Day 74: There was no water there for the people to drink.

water of life
Photo by Samad Deldar on
Read Exodus 17:1-16
The whole Israelite community set out from the Desert of Sin, traveling from place to place as the Lord commanded. They camped at Rephidim, but there was no water for the people to drink. So they quarreled with Moses and said, “Give us water to drink.”
Moses replied, “Why do you quarrel with me? Why do you put the Lord to the test?”
But the people were thirsty for water there, and they grumbled against Moses. They said, “Why did you bring us up out of Egypt to make us and our children and livestock die of thirst?”
Then Moses cried out to the Lord, “What am I to do with these people? They are almost ready to stone me.”
The Lord answered Moses, “Go out in front of the people. Take with you some of the elders of Israel and take in your hand the staff with which you struck the Nile, and go. I will stand there before you by the rock at Horeb. Strike the rock, and water will come out of it for the people to drink.” So Moses did this in the sight of the elders of Israel. And he called the place Massah and Meribah because the Israelites quarreled and because they tested the Lord saying, “Is the Lord among us or not?”
The Amalekites came and attacked the Israelites at Rephidim. Moses said to Joshua, “Choose some of our men and go out to fight the Amalekites. Tomorrow I will stand on top of the hill with the staff of God in my hands.”
10 So Joshua fought the Amalekites as Moses had ordered, and Moses, Aaron and Hur went to the top of the hill. 11 As long as Moses held up his hands, the Israelites were winning, but whenever he lowered his hands, the Amalekites were winning. 12 When Moses’ hands grew tired, they took a stone and put it under him and he sat on it. Aaron and Hur held his hands up—one on one side, one on the other—so that his hands remained steady till sunset. 13 So Joshua overcame the Amalekite army with the sword.
14 Then the Lord said to Moses, “Write this on a scroll as something to be remembered and make sure that Joshua hears it, because I will completely blot out the name of Amalek from under heaven.”
15 Moses built an altar and called it The Lord is my Banner. 16 He said, “Because hands were lifted up against the throne of the Lord, the Lord will be at war against the Amalekites from generation to generation.”

It is such a frustrating and bewildering thing about God that He leads His people into situations that don’t work.

There’s no water. Again.

And the people grumble, again.

But this time Moses gets mad at them.

Like he thinks they could do better.

They’ve already experienced so much of God’s power to do impossible things. Couldn’t they ask Him to do another?

Apparently there’s a difference between complaining and asking.

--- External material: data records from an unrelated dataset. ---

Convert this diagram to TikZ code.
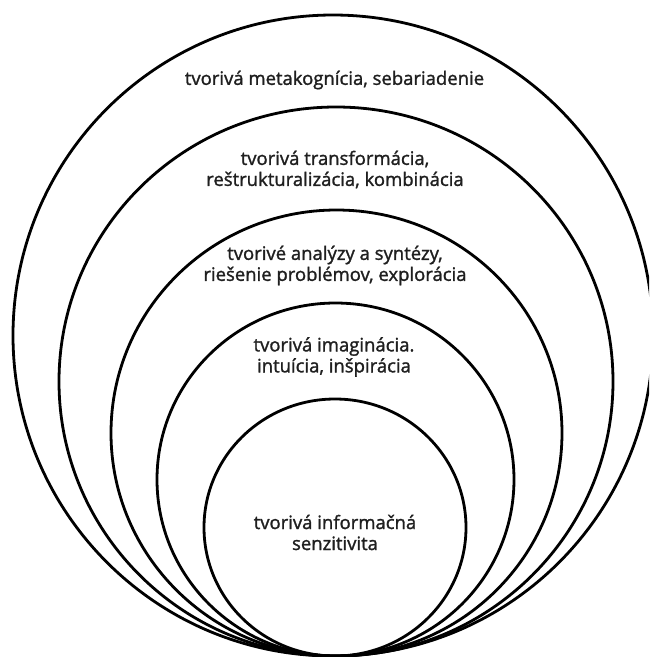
\documentclass[tikz,border=0pt]{standalone}
\usepackage{fontspec}
\setmainfont{Open Sans}
\newfontfamily\lblfont{Open Sans}[FakeBold=1.4]
\begin{document}
\begin{tikzpicture}[x=1pt,y=-1pt,
  ring/.style={draw=black, line width=2.8pt},
  lbl/.style={align=center, text=black!88, font=\lblfont\fontsize{18.5}{21}\selectfont, inner sep=0pt}]
\clip (0,0) rectangle (649,657);
\fill[white] (0,0) rectangle (649,657);
\draw[ring] (333,335.5) ellipse [x radius=320, y radius=320.5];
\draw[ring] (336,381.5) ellipse [x radius=277, y radius=274.5];
\draw[ring] (336.5,433) ellipse [x radius=225.5, y radius=223];
\draw[ring] (335.5,479.5) ellipse [x radius=178.5, y radius=176.5];
\draw[ring] (335,527.5) ellipse [x radius=131, y radius=128.5];
\node[lbl] (t1) at (334.5,80) {tvorivá metakognícia, sebariadenie};
\node[lbl] (t2) at (335,169.5) {tvorivá transformácia,\\reštrukturalizácia, kombinácia};
\node[lbl] (t3) at (335,265.5) {tvorivé analýzy a syntézy,\\riešenie problémov, explorácia};
\node[lbl] (t4) at (334,357) {tvorivá imaginácia.\\intuícia, inšpirácia};
\node[lbl] (t5) at (335,532.5) {tvorivá informačná\\senzitivita};
\end{tikzpicture}
\end{document}
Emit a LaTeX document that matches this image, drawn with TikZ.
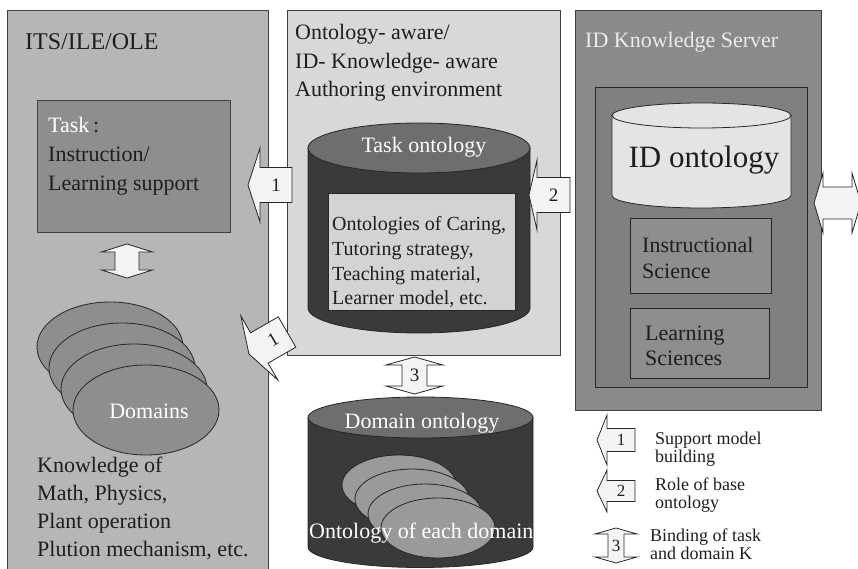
\documentclass[tikz,border=0pt]{standalone}
\usepackage{fontspec}
\setmainfont{Liberation Serif}
\definecolor{leftp}{HTML}{B6B6B6}
\definecolor{taskb}{HTML}{8E8E8E}
\definecolor{midp}{HTML}{D8D8D8}
\definecolor{cylbody}{HTML}{3A3A3A}
\definecolor{cyltop}{HTML}{6E6E6E}
\definecolor{innerb}{HTML}{D3D3D3}
\definecolor{rightp}{HTML}{8A8A8A}
\definecolor{rinner}{HTML}{808080}
\definecolor{idcyl}{HTML}{E4E4E4}
\definecolor{scib}{HTML}{8E8E8E}
\definecolor{domell}{HTML}{8E8E8E}
\definecolor{domellb}{HTML}{9A9A9A}
\definecolor{arrowf}{HTML}{F4F4F4}
\definecolor{ink}{HTML}{1E1E1E}
\newcommand\fTitle{\fontsize{24}{28}\selectfont}
\newcommand\fBig{\fontsize{22}{26}\selectfont}
\newcommand\fMid{\fontsize{20}{24}\selectfont}
\newcommand\fHuge{\fontsize{31}{36}\selectfont}
\newcommand\fSmall{\fontsize{18}{20}\selectfont}
\newcommand\fNum{\fontsize{19}{21}\selectfont}
\newcommand\fNumS{\fontsize{17}{19}\selectfont}
% single block arrow pointing left (before rotation)
% #1 name, #2 cx, #3 cy, #4 rot, #5 half length, #6 head length, #7 box half, #8 head half, #9 label
\newcommand\sarrow[9]{%
  \begin{scope}[shift={(#2,#3)}, rotate=#4]
    \draw[barrow] (-#5,0) -- ({-#5+#6},-#8) -- ({-#5+#6},-#7) -- (#5,-#7)
      -- (#5,#7) -- ({-#5+#6},#7) -- ({-#5+#6},#8) -- cycle;
    \node[numlab, rotate=#4] (#1) at ({#6/2},0) {#9};
  \end{scope}}
% double block arrow, vertical (before rotation)
% #1 name, #2 cx, #3 cy, #4 rot, #5 half length, #6 head length, #7 shaft half, #8 head half, #9 label
\newcommand\darrow[9]{%
  \begin{scope}[shift={(#2,#3)}, rotate=#4]
    \draw[barrow] (0,-#5) -- (#8,{-#5+#6}) -- (#7,{-#5+#6}) -- (#7,{#5-#6})
      -- (#8,{#5-#6}) -- (0,#5) -- (-#8,{#5-#6}) -- (-#7,{#5-#6})
      -- (-#7,{-#5+#6}) -- (-#8,{-#5+#6}) -- cycle;
    \node[numlab] (#1) at (0,0) {#9};
  \end{scope}}
\begin{document}
\begin{tikzpicture}[x=1pt,y=-1pt,
  panel/.style={draw=black!75, line width=0.8pt},
  barrow/.style={draw=black!85, fill=arrowf, line width=0.8pt},
  numlab/.style={inner sep=0, text=ink},
  txt/.style={inner sep=0, anchor=base west, text=ink},
  wtxt/.style={inner sep=0, anchor=base, text=white},
  ctxt/.style={inner sep=0, anchor=base, text=ink},
  outl/.style={draw=black!85, line width=0.8pt}]
\useasboundingbox (0,0) rectangle (858,569);

% ---------------- left panel ----------------
\draw[panel, fill=leftp] (7,10) rectangle (268,580);
\node[txt, font=\fTitle] (its) at (25,50) {ITS/ILE/OLE};
\draw[panel, fill=taskb] (37,100) rectangle (230,232);
\node[txt, font=\fBig] (tk1) at (48,133) {\textcolor{white}{Task}\,:};
\node[txt, font=\fBig] (tk2) at (48,162) {Instruction/};
\node[txt, font=\fBig] (tk3) at (48,191) {Learning support};
\darrow{vd1}{127}{261}{0}{17}{8}{12}{25.5}{}
% domains ellipses
\foreach \cx/\cy in {110/347,122/368,134/389,146/410}
  \draw[outl, fill=domell] (\cx,\cy) ellipse [x radius=73, y radius=45];
\node[wtxt, font=\fBig] (dom) at (149,418) {Domains};
\node[txt, font=\fBig] (k1) at (37,472) {Knowledge of};
\node[txt, font=\fBig] (k2) at (37,500) {Math, Physics,};
\node[txt, font=\fBig] (k3) at (37,528) {Plant operation};
\node[txt, font=\fBig] (k4) at (37,556) {Plution mechanism, etc.};

% ---------------- middle panel ----------------
\draw[panel, fill=midp] (287,10) rectangle (560,355);
\node[txt, font=\fBig] (m1) at (295,40) {Ontology- aware/};
\node[txt, font=\fBig] (m2) at (295,68.5) {ID- Knowledge- aware};
\node[txt, font=\fBig] (m3) at (295,97) {Authoring environment};
% task ontology cylinder
\draw[outl, fill=cylbody] (308,148) -- (308,308)
  arc[start angle=180, end angle=0, x radius=111, y radius=25] -- (530,148) -- cycle;
\draw[outl, fill=cyltop] (419,148) ellipse [x radius=111, y radius=25];
\node[wtxt, font=\fBig] (tont) at (424,153) {Task ontology};
\draw[outl, fill=innerb] (328,193) rectangle (515,310);
\node[txt, font=\fMid] (o1) at (332,230) {Ontologies of Caring,};
\node[txt, font=\fMid] (o2) at (332,255) {Tutoring strategy,};
\node[txt, font=\fMid] (o3) at (332,280) {Teaching material,};
\node[txt, font=\fMid] (o4) at (332,304) {Learner model, etc.};

% domain ontology cylinder
\draw[outl, fill=cylbody] (308,417.5) -- (308,547)
  arc[start angle=180, end angle=0, x radius=112.5, y radius=20.5] -- (533,417.5) -- cycle;
\foreach \cx/\cy in {399/485,412/499,425/514,438/528}
  \draw[outl, fill=domellb] (\cx,\cy) ellipse [x radius=57, y radius=30];
\draw[outl, fill=cyltop] (420.5,417.5) ellipse [x radius=112.5, y radius=20.5];
\node[wtxt, font=\fBig] (dont) at (422,428) {Domain ontology};
\node[inner sep=0, anchor=base west, text=white, font=\fBig] (each) at (309,538) {Ontology of each domain};

% ---------------- right panel ----------------
\draw[panel, fill=rightp] (575,10) rectangle (821,410);
\node[inner sep=0, anchor=base west, text=white!92!black, font=\fBig] (srv) at (585,48) {ID Knowledge Server};
\draw[outl, fill=rinner] (595,87) rectangle (807,387);
\draw[outl, fill=idcyl] (612,115.5) -- (612,195.5)
  arc[start angle=180, end angle=0, x radius=89.5, y radius=12.5] -- (791,115.5) -- cycle;
\draw[outl, fill=idcyl] (701.5,115.5) ellipse [x radius=89.5, y radius=12.5];
\node[ctxt, font=\fHuge] (idont) at (704,168) {ID ontology};
\draw[outl, fill=scib] (630,218) rectangle (771,293);
\node[txt, font=\fBig] (is1) at (642,252) {Instructional};
\node[txt, font=\fBig] (is2) at (642,278) {Science};
\draw[outl, fill=scib] (630,308) rectangle (769,378);
\node[txt, font=\fBig] (ls1) at (645,340) {Learning};
\node[txt, font=\fBig] (ls2) at (645,365) {Sciences};

% ---------------- block arrows ----------------
\sarrow{a1}{270}{185}{0}{22}{12}{17.5}{37}{\fNum 1}
\sarrow{a1b}{268}{343}{30}{22}{12}{17.5}{37}{\fNum 1}
\sarrow{a2}{549.5}{195}{0}{20.5}{8}{17.5}{35}{\fNum 2}
\darrow{a3}{414.5}{375.5}{0}{18.5}{8}{12.5}{28.5}{\fNum 3}
\darrow{ar}{837.5}{203}{90}{23.5}{9}{16}{30}{}

% ---------------- legend ----------------
\sarrow{l1}{616}{440}{0}{19}{10}{11.5}{25}{\fNumS 1}
\sarrow{l2}{616}{491}{0}{19}{10}{10.5}{21}{\fNumS 2}
\darrow{l3}{616}{545.5}{0}{17.5}{6}{8}{21}{\fNumS 3}
\node[txt, font=\fSmall] (lt1) at (655,444) {Support model};
\node[txt, font=\fSmall] (lt2) at (655,462) {building};
\node[txt, font=\fSmall] (lt3) at (655,490) {Role of base};
\node[txt, font=\fSmall] (lt4) at (655,508) {ontology};
\node[txt, font=\fSmall] (lt5) at (650,541) {Binding of task};
\node[txt, font=\fSmall] (lt6) at (650,559) {and domain K};
\end{tikzpicture}
\end{document}
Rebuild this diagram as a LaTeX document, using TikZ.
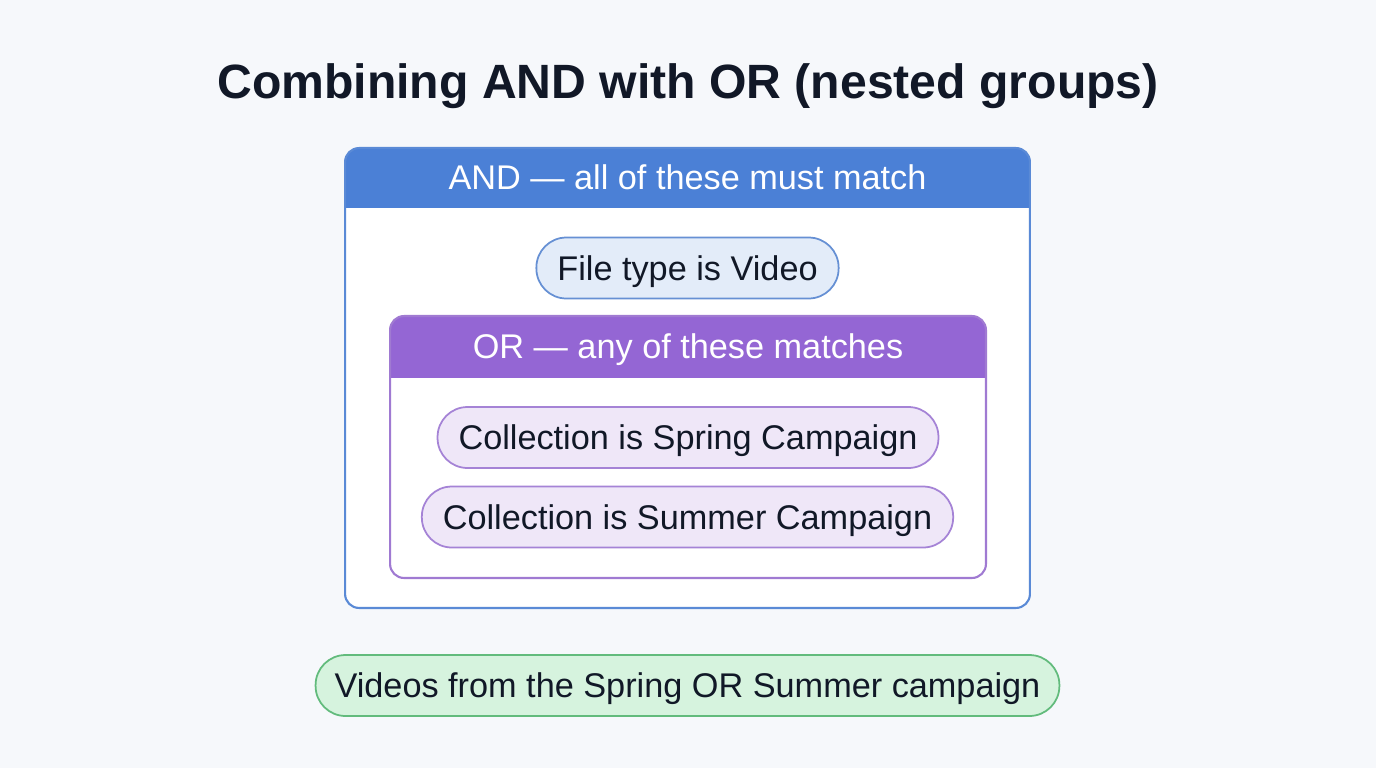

Consider the battle against the Amalekites.  The Israelites win as long as Moses holds up the staff.  It’s a kind of physical, visible prayer.

It’s asking.

This is the very first battle the Israelites have fought. Just weeks ago they were still in Egypt making bricks.  Even their grown men have never in their lives fought like this, and the Amalekites are fierce (my study bible tells me).  They’re experts at fighting.

But Moses prays, and God gives victory to His people.

Then He tells Moses to write it down “as a permanent reminder”.

He did a similar thing after the manna. He had Moses collect some and keep it “for your descendants” (16:32). God is very careful to make sure that nothing He does is forgotten.  In fact, that’s a big part of what the Sabbath is all about – remembering His deeds and His promises.

He seems to think people can forget.

He’s right.  The Israelites have ‘forgotten’ the quail and the manna – even though they come every single day. Somehow it’s become so normal, so expected, that they’ve stopped viewing it as a miracle. It’s just what happens.

So now, in this place with no water, they act as though God won’t help – as though He never has.  They need to remember.  They need to ask.

This isn’t a mistake. God is doing something – He’s training his nation to trust Him, and sometimes trust means asking. Even asking for impossible things.

As though we think He can do them.

As though we think He will.

The Israelites failed. They grumbled instead, but God gave them water anyway. He’s the best trainer – wonderfully patient, and amazingly generous.   The water gushes out of the rock (17:6 NLT).

Is there anything you need to ask Him for?